(TASK OBJECTIVE):
Search the data for the word "matplotlib" and copy every line where it occurs.

(DATA LINES):
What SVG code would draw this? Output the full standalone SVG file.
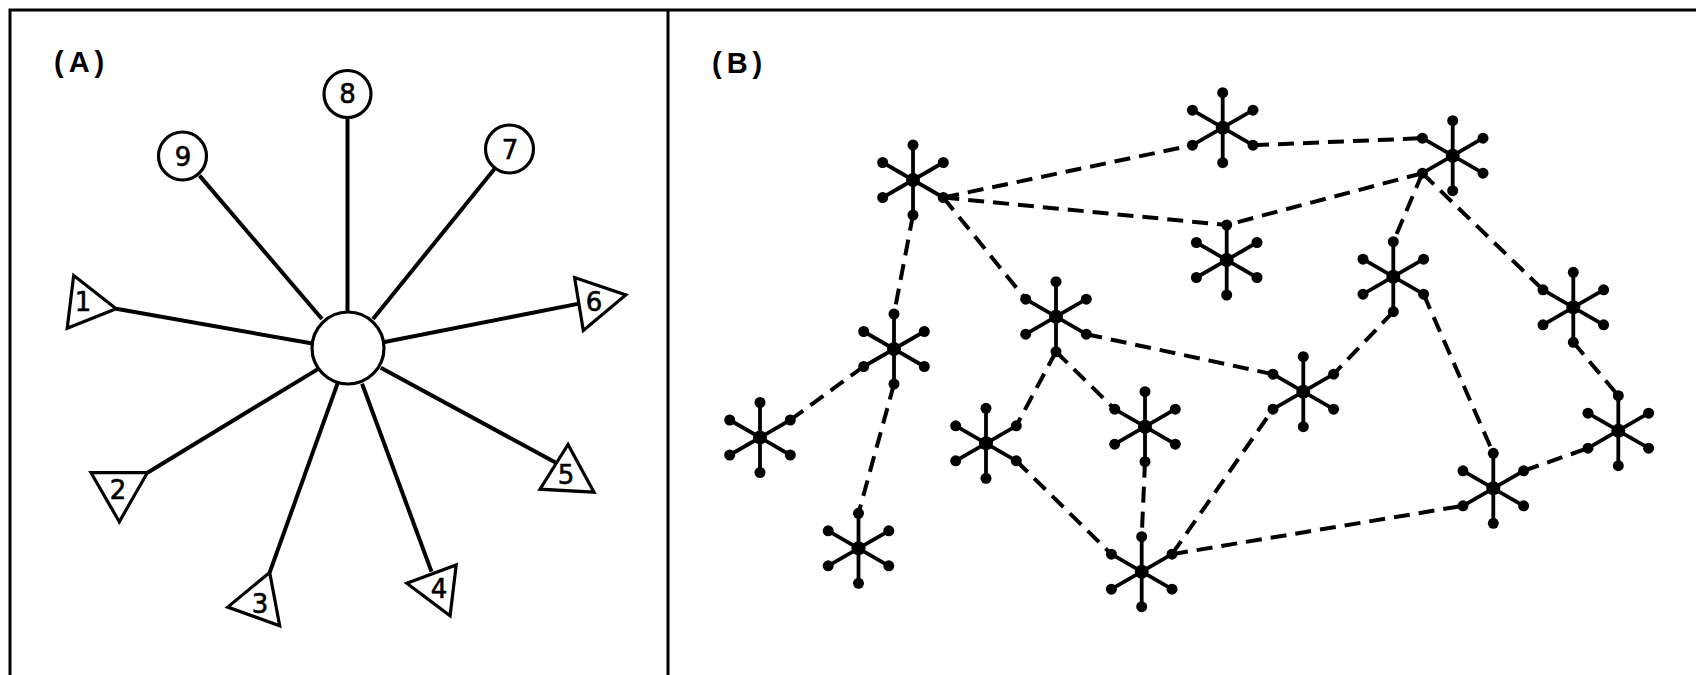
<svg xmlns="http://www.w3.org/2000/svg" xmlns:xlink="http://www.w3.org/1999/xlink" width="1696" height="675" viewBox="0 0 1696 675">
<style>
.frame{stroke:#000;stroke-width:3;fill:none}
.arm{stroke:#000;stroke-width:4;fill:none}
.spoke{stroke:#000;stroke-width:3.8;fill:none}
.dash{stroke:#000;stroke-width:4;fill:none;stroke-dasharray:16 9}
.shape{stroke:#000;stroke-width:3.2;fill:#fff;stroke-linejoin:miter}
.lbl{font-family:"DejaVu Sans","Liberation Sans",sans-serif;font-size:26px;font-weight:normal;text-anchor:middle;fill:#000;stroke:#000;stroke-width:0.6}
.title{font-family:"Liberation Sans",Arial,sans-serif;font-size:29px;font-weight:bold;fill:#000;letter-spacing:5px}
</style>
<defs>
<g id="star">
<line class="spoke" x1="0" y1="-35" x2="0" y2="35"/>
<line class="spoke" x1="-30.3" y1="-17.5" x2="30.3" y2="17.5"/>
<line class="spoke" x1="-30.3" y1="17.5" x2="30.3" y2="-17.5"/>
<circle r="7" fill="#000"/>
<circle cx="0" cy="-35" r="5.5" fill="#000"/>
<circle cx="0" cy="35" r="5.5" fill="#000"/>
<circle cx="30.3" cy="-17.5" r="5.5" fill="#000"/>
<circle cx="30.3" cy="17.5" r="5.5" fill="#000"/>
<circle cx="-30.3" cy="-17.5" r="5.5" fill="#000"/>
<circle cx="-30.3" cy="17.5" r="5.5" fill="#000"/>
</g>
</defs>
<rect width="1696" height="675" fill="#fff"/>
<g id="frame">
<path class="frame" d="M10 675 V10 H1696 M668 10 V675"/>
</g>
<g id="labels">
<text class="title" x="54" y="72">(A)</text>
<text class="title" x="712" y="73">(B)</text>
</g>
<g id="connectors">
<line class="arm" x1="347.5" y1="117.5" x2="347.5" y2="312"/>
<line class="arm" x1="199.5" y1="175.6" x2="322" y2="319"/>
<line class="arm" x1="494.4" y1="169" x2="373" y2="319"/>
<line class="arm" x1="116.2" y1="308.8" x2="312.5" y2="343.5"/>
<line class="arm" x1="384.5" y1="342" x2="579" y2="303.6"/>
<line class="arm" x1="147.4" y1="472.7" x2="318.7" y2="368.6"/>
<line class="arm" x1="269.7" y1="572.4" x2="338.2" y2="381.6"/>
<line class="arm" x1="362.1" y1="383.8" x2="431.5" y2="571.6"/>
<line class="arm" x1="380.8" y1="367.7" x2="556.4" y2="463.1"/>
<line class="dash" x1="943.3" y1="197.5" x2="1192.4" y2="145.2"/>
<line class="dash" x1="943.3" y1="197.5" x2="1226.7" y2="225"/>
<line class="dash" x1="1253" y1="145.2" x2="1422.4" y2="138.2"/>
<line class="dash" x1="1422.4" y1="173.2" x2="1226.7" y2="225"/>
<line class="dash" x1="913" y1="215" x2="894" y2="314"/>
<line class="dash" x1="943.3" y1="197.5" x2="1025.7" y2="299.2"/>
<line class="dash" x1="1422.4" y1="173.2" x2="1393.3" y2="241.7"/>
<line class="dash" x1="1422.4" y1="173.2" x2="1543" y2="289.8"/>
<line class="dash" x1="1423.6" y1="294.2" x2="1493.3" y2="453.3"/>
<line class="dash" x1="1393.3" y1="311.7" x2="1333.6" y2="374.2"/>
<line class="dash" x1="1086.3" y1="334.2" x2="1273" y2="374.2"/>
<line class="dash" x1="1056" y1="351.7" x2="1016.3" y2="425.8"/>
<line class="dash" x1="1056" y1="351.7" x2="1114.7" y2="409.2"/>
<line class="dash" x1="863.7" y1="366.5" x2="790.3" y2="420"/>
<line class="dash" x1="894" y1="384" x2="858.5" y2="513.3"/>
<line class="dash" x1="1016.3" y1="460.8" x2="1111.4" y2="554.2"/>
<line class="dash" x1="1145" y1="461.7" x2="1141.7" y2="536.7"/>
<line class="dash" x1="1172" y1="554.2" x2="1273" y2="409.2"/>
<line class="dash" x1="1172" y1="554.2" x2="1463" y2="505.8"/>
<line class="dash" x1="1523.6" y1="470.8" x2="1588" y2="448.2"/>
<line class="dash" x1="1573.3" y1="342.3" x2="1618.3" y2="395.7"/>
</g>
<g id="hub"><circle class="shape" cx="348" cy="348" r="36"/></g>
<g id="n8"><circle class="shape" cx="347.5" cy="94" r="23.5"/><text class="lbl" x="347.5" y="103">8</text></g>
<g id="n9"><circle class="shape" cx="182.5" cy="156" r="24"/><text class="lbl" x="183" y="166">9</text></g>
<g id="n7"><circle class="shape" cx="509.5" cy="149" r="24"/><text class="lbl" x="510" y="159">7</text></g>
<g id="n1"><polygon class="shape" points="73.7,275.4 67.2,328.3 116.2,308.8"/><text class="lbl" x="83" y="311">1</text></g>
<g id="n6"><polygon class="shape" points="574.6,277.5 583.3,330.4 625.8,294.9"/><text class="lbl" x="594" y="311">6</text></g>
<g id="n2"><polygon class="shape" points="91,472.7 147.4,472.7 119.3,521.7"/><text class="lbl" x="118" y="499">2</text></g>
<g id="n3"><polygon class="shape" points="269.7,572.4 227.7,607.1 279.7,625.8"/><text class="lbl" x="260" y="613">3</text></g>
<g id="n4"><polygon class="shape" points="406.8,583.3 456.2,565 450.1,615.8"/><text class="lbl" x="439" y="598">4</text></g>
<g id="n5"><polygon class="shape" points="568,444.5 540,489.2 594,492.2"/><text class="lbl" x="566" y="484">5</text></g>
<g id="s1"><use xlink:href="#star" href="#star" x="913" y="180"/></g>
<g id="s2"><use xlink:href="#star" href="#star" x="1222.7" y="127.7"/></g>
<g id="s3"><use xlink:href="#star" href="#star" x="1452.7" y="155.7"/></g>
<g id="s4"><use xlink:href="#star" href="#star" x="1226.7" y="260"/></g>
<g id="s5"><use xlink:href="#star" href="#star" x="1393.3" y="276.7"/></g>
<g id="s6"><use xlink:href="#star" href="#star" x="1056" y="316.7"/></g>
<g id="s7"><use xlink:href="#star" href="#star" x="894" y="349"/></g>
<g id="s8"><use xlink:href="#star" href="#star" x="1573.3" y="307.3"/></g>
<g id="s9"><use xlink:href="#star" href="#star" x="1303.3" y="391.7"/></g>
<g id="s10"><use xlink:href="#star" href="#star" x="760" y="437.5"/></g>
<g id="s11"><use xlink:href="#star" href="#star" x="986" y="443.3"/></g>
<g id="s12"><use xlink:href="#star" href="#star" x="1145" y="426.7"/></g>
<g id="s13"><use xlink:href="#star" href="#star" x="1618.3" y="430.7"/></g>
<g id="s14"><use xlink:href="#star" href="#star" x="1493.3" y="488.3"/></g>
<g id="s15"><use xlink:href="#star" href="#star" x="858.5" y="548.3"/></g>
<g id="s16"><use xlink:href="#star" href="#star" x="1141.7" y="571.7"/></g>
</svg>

...

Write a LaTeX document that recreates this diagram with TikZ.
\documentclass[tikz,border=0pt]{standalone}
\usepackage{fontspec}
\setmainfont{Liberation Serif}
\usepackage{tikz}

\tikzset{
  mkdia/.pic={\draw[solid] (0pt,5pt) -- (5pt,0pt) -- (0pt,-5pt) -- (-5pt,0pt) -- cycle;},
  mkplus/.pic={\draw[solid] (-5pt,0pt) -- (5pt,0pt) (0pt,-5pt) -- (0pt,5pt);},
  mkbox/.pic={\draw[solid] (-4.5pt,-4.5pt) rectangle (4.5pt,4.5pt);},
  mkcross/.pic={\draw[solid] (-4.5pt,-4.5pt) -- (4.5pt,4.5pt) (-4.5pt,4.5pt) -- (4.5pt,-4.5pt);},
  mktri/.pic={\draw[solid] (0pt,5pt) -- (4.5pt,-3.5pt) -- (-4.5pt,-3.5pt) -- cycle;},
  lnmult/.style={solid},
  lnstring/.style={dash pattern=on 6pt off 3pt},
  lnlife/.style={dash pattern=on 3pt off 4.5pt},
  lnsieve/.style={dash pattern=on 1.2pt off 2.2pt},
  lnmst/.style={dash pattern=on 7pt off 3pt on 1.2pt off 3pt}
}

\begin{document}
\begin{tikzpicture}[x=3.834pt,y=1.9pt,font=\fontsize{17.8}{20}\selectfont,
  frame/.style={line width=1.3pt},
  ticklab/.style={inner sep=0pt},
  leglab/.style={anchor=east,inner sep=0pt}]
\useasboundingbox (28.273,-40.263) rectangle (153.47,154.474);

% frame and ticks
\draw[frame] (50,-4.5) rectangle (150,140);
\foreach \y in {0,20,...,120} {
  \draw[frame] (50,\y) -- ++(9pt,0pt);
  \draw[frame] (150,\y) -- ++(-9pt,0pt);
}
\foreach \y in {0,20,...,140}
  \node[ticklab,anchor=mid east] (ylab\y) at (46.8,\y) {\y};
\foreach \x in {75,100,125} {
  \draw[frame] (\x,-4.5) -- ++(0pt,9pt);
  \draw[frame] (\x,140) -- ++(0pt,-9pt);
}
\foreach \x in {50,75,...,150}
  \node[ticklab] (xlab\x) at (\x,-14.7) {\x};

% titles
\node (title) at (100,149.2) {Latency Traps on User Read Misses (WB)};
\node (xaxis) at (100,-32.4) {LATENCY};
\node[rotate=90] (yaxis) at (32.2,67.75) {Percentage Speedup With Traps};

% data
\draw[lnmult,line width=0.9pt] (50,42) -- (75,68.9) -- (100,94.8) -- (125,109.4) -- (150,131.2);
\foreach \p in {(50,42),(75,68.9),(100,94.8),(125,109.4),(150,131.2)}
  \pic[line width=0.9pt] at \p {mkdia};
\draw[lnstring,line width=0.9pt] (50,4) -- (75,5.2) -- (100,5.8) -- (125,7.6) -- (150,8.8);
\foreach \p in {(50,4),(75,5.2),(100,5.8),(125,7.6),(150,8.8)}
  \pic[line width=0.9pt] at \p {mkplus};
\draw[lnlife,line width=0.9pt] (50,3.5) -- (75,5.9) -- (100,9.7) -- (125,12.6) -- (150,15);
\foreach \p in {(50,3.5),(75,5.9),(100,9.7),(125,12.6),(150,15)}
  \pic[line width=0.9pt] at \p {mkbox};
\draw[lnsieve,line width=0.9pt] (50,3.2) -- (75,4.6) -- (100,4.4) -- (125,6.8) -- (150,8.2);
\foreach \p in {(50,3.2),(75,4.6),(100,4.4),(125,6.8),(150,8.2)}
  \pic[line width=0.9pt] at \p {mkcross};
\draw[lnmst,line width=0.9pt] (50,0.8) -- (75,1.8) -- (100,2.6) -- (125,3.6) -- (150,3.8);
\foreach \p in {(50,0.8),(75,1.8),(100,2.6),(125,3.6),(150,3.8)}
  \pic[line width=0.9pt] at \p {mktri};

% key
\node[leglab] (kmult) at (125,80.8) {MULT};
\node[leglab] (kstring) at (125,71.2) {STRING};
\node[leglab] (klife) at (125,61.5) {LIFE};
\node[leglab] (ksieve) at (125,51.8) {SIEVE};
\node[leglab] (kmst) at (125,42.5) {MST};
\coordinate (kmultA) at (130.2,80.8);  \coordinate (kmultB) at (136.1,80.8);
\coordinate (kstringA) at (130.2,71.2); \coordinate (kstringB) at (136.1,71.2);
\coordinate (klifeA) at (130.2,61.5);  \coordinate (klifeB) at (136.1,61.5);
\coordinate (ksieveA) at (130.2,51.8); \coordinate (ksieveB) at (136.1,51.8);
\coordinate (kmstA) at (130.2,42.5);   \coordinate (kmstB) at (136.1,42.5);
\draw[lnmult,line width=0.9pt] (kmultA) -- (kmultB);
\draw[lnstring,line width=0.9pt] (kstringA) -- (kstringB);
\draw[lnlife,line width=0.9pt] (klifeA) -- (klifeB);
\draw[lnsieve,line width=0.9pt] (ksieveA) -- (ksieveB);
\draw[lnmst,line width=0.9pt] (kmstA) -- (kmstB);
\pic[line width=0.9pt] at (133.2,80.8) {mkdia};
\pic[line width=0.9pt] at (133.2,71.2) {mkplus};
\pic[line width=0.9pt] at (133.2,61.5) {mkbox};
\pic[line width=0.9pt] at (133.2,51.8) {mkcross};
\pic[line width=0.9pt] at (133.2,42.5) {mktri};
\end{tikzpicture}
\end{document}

---

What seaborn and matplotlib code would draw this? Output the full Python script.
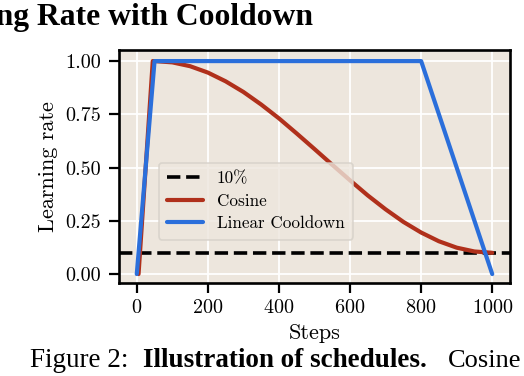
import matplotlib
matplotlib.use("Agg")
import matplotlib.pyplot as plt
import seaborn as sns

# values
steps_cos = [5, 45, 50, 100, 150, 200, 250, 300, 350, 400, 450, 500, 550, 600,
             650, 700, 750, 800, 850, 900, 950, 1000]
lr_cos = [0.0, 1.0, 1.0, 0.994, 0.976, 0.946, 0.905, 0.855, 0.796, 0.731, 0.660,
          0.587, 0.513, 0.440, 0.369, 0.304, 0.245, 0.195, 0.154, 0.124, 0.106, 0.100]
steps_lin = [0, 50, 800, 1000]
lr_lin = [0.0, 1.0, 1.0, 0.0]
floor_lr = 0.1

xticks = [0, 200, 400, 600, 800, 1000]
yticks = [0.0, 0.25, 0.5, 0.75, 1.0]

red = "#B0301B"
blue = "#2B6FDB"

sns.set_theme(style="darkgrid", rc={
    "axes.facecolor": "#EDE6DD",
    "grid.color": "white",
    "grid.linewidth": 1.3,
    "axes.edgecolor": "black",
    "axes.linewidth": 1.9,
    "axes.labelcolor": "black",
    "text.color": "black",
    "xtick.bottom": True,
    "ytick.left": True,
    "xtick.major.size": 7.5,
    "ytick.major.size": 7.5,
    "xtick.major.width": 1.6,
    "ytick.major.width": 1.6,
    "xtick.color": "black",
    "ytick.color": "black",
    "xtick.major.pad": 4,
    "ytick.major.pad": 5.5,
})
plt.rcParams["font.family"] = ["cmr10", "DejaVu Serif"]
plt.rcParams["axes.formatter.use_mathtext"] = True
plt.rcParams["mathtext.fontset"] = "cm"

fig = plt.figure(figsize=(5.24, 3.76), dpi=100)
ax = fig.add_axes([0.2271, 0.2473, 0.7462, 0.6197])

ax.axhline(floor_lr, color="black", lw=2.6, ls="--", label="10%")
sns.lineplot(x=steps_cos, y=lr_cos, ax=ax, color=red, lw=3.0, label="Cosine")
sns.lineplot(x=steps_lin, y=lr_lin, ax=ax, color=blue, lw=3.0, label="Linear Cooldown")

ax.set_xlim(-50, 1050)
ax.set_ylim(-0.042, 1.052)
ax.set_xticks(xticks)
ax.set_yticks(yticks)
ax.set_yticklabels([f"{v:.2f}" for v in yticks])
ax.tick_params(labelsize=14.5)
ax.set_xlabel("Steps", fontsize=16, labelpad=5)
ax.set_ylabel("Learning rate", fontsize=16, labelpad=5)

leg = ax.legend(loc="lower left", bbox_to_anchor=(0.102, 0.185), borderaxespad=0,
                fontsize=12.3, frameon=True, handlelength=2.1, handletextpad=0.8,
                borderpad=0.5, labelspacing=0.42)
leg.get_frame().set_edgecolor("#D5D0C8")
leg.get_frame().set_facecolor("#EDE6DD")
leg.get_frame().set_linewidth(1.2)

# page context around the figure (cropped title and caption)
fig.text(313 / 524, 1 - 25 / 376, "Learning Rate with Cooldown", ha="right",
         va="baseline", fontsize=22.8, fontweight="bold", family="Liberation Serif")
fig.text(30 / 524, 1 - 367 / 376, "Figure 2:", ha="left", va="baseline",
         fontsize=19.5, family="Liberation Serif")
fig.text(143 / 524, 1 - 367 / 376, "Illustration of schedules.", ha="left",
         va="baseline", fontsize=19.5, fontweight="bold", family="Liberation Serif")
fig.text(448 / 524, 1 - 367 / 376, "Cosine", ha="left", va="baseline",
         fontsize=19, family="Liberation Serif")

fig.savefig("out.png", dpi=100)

(RESULT):
What seaborn and matplotlib code would draw this? Output the full Python script.
import matplotlib
matplotlib.use("Agg")
import matplotlib.pyplot as plt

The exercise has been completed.